===== RECORDS TO USE =====
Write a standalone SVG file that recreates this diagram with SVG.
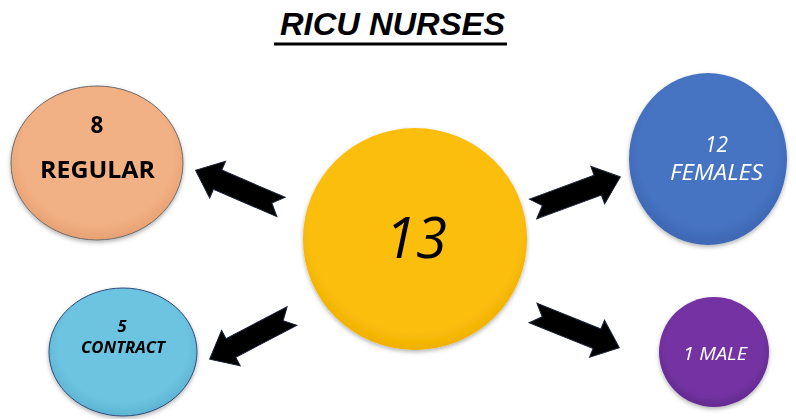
<svg xmlns="http://www.w3.org/2000/svg" xmlns:xlink="http://www.w3.org/1999/xlink" width="796" height="419" viewBox="0 0 796 419">
<style>
.title{font-family:"Liberation Sans",Arial,sans-serif;font-weight:bold;font-style:italic;font-size:31px;fill:#000}
.lbl{font-family:"Open Sans","Noto Sans",sans-serif;text-anchor:middle}
.arrow{fill:#000;stroke:#1a2233;stroke-width:1}
</style>
<defs>
<radialGradient id="gY" cx="50%" cy="45%" r="55%">
<stop offset="0.85" stop-color="#FBBE0B"/>
<stop offset="1" stop-color="#F0B000"/>
</radialGradient>
<radialGradient id="gO" cx="50%" cy="45%" r="55%">
<stop offset="0.8" stop-color="#F2B185"/>
<stop offset="1" stop-color="#E7A172"/>
</radialGradient>
<radialGradient id="gB" cx="50%" cy="45%" r="55%">
<stop offset="0.8" stop-color="#4673C3"/>
<stop offset="1" stop-color="#3E67B2"/>
</radialGradient>
<radialGradient id="gL" cx="50%" cy="45%" r="55%">
<stop offset="0.8" stop-color="#6CC4E1"/>
<stop offset="1" stop-color="#5DB4D2"/>
</radialGradient>
<radialGradient id="gP" cx="50%" cy="45%" r="55%">
<stop offset="0.8" stop-color="#7433A2"/>
<stop offset="1" stop-color="#642A90"/>
</radialGradient>
<filter id="sh" x="-20%" y="-20%" width="140%" height="140%">
<feDropShadow dx="0" dy="2" stdDeviation="2" flood-color="#000" flood-opacity="0.3"/>
</filter>
<path id="arr" d="M0,-10.5 L69,-10.5 L69,-20 L93,0 L69,20 L69,10.5 L0,10.5 L10,0 Z"/>
</defs>
<rect width="796" height="419" fill="#fff"/>
<g id="title">
<text class="title" x="280" y="35" textLength="225" lengthAdjust="spacingAndGlyphs">RICU NURSES</text>
<rect x="274" y="42.5" width="233" height="3" fill="#000"/>
</g>
<g id="connectors">
<use xlink:href="#arr" class="arrow" transform="translate(281,207) rotate(203.3)"/>
<use xlink:href="#arr" class="arrow" transform="translate(533,209) rotate(-20.2)"/>
<use xlink:href="#arr" class="arrow" transform="translate(292,316) rotate(152.3)"/>
<use xlink:href="#arr" class="arrow" transform="translate(533,313) rotate(21.9)"/>
</g>
<g id="center" filter="url(#sh)">
<ellipse cx="415" cy="239" rx="112" ry="111" fill="url(#gY)"/>
<text class="lbl" x="416" y="258" font-size="57" font-style="italic" fill="#000" textLength="62" lengthAdjust="spacingAndGlyphs">13</text>
</g>
<g id="regular" filter="url(#sh)">
<ellipse cx="97" cy="163" rx="86" ry="77" fill="url(#gO)" stroke="#6b6b6b" stroke-width="1"/>
<text class="lbl" x="97" y="133" font-size="22.5" font-weight="bold" fill="#000">8</text>
<text class="lbl" x="97.5" y="178" font-size="22.5" font-weight="bold" fill="#000" textLength="115" lengthAdjust="spacingAndGlyphs">REGULAR</text>
</g>
<g id="females" filter="url(#sh)">
<ellipse cx="708" cy="159" rx="79" ry="86" fill="url(#gB)"/>
<text class="lbl" x="716.5" y="152" font-size="21" font-style="italic" fill="#fff" textLength="23" lengthAdjust="spacingAndGlyphs">12</text>
<text class="lbl" x="716.5" y="180" font-size="21" font-style="italic" fill="#fff" textLength="93" lengthAdjust="spacingAndGlyphs">FEMALES</text>
</g>
<g id="contract" filter="url(#sh)">
<ellipse cx="123" cy="352" rx="74" ry="64" fill="url(#gL)" stroke="#2e4a7a" stroke-width="1"/>
<text class="lbl" x="122" y="332" font-size="16.5" font-weight="bold" font-style="italic" fill="#000">5</text>
<text class="lbl" x="123" y="353" font-size="16.5" font-weight="bold" font-style="italic" fill="#000" textLength="84" lengthAdjust="spacingAndGlyphs">CONTRACT</text>
</g>
<g id="male" filter="url(#sh)">
<ellipse cx="714" cy="352" rx="55" ry="55" fill="url(#gP)"/>
<text class="lbl" x="715" y="360" font-size="18.5" font-style="italic" fill="#fff" textLength="64" lengthAdjust="spacingAndGlyphs">1 MALE</text>
</g>
</svg>
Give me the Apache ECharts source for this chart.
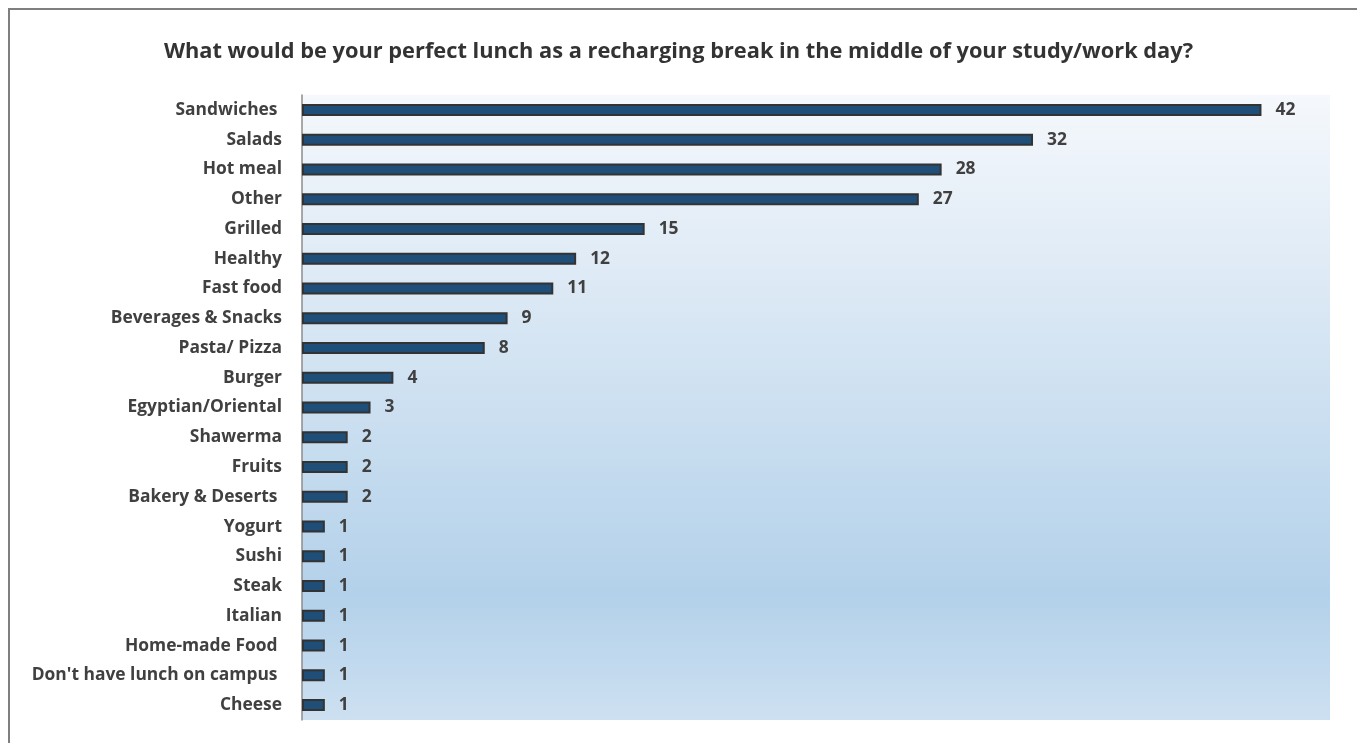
<!DOCTYPE html>
<html>
<head>
<meta charset="utf-8">
<script src="https://cdn.jsdelivr.net/npm/echarts@6/dist/echarts.min.js"></script>
<style>
  html, body { margin: 0; padding: 0; background: #ffffff; overflow: hidden; }
  #frame { position: absolute; left: 8px; top: 8px; width: 1400px; height: 800px;
           border-left: 2px solid #7f7f7f; border-top: 2px solid #7f7f7f; box-sizing: border-box; }
  #chart { position: absolute; left: 0; top: 0; width: 1357px; height: 743px; }
</style>
</head>
<body>
<div id="frame"></div>
<div id="chart"></div>
<script>
// Survey answers, listed from most to least frequent
const categories = [
  'Sandwiches ', 'Salads', 'Hot meal', 'Other', 'Grilled', 'Healthy', 'Fast food',
  'Beverages & Snacks', 'Pasta/ Pizza', 'Burger', 'Egyptian/Oriental', 'Shawerma',
  'Fruits', 'Bakery & Deserts ', 'Yogurt', 'Sushi', 'Steak', 'Italian',
  'Home-made Food ', "Don't have lunch on campus ", 'Cheese'
];
const counts = [42, 32, 28, 27, 15, 12, 11, 9, 8, 4, 3, 2, 2, 2, 1, 1, 1, 1, 1, 1, 1];
const chartTitle = 'What would be your perfect lunch as a recharging break in the middle of your study/work day?';

const FONT = '"Open Sans", sans-serif';
const chart = echarts.init(document.getElementById('chart'), null, { renderer: 'canvas' });

chart.setOption({
  backgroundColor: 'transparent',
  animation: false,
  title: {
    text: chartTitle,
    left: 'center',
    top: 36,
    textStyle: { fontFamily: FONT, fontWeight: 'bold', fontSize: 21.8, color: '#333333' }
  },
  grid: {
    left: 302, right: 27, top: 95, bottom: 23,
    show: true,
    borderWidth: 0,
    backgroundColor: {
      type: 'linear', x: 0, y: 0, x2: 0, y2: 1,
      colorStops: [
        { offset: 0, color: '#f5f8fc' },
        { offset: 0.35, color: '#d9e7f4' },
        { offset: 0.8, color: '#b3d1ea' },
        { offset: 1, color: '#cde0f1' }
      ]
    }
  },
  xAxis: {
    type: 'value',
    min: 0,
    max: 45,
    show: false,
    splitLine: { show: false }
  },
  yAxis: {
    type: 'category',
    data: categories,
    inverse: true,
    axisLine: { show: true, lineStyle: { color: '#8c8c8c', width: 1.5 } },
    axisTick: { show: false },
    axisLabel: {
      margin: 20,
      fontFamily: FONT, fontWeight: 'bold', fontSize: 17.4, color: '#404040'
    }
  },
  series: [{
    type: 'bar',
    data: counts,
    barWidth: 12,
    itemStyle: { color: '#1f4e79', borderColor: '#333333', borderWidth: 2 },
    label: {
      show: true,
      position: 'right',
      distance: 14,
      fontFamily: FONT, fontWeight: 'bold', fontSize: 17.4, color: '#404040'
    }
  }]
});
</script>
</body>
</html>
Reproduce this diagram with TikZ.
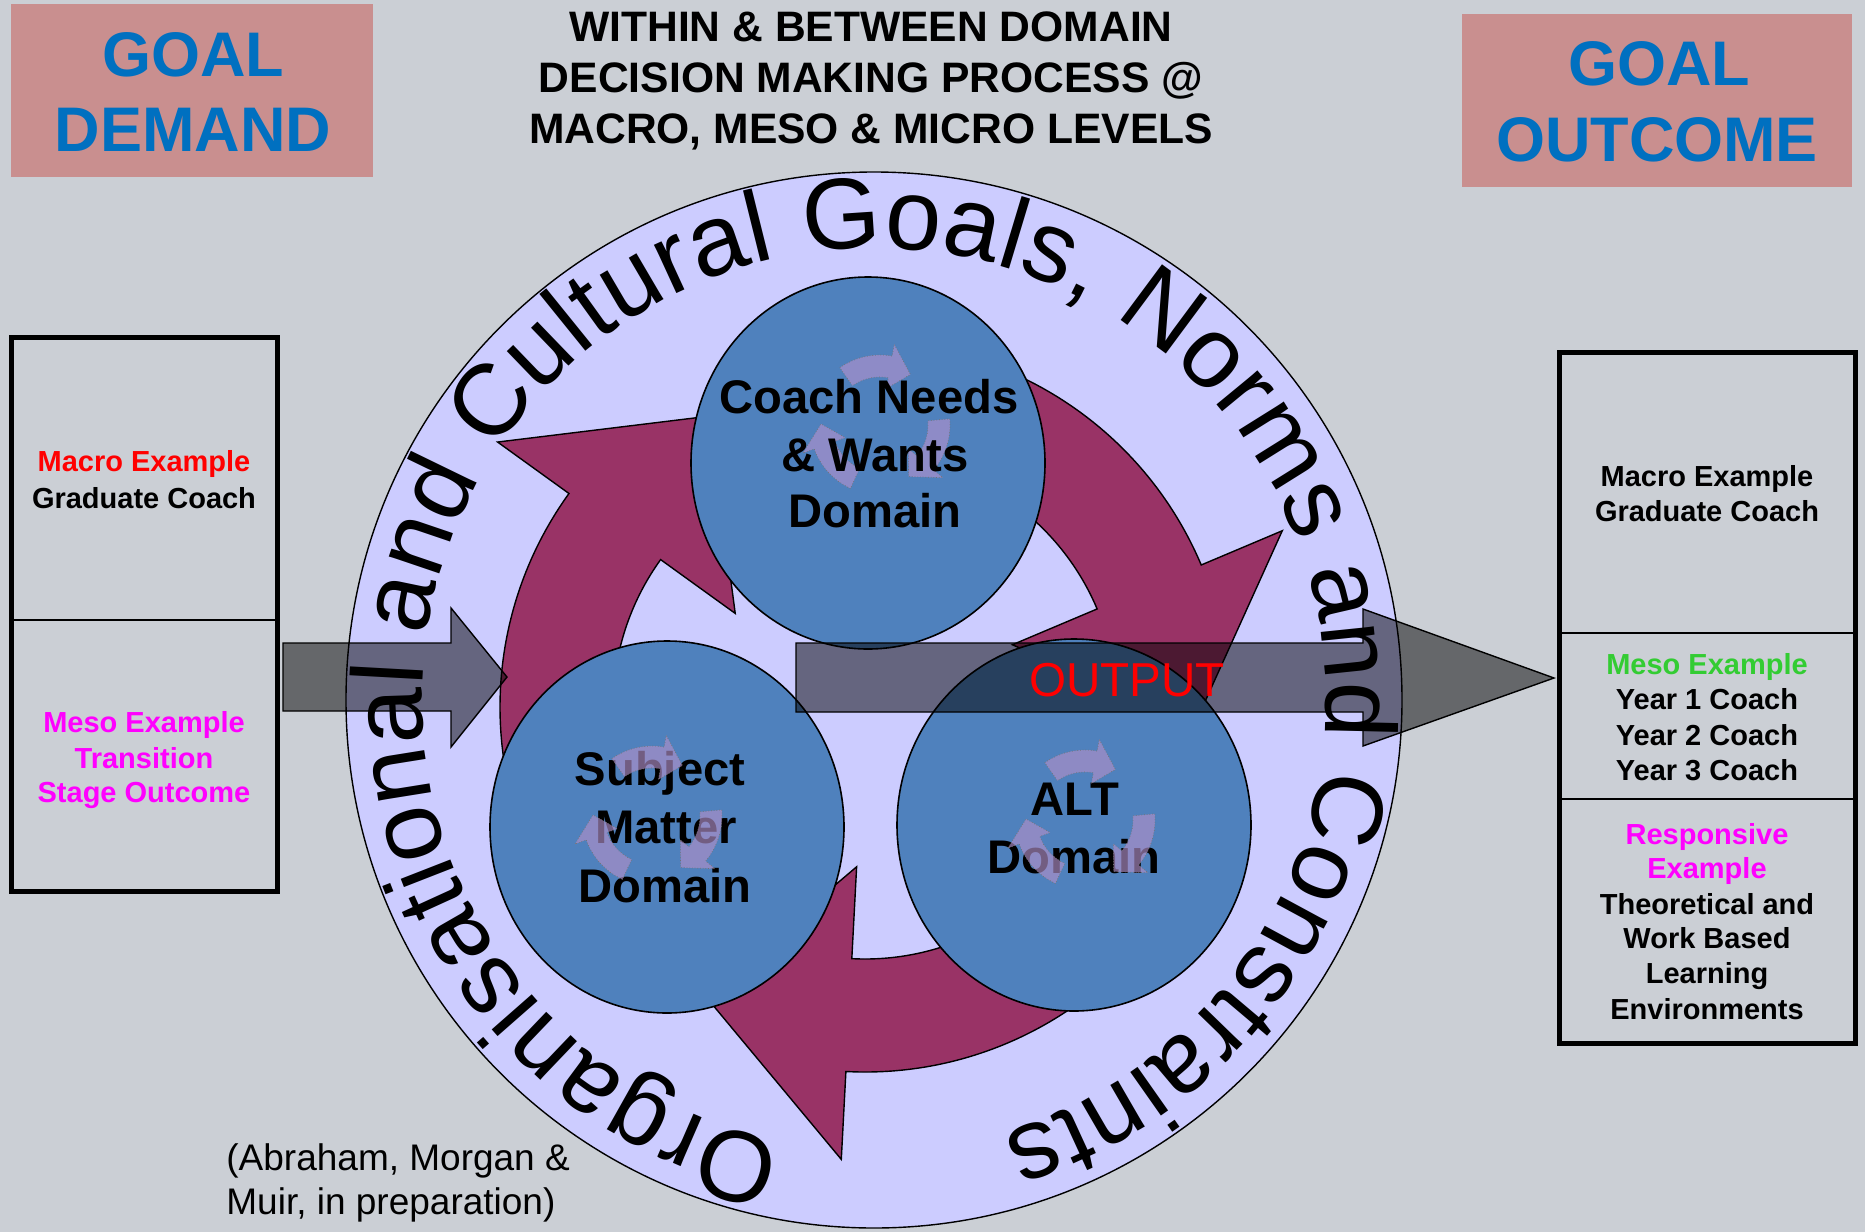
=====
Copy every line of the listing where the word "this" appears.

▸ RESULT OF THE TASK
Write a standalone SVG file that recreates this diagram with SVG.
Give me the Apache ECharts source for this chart.
Reproduce this diagram with TikZ.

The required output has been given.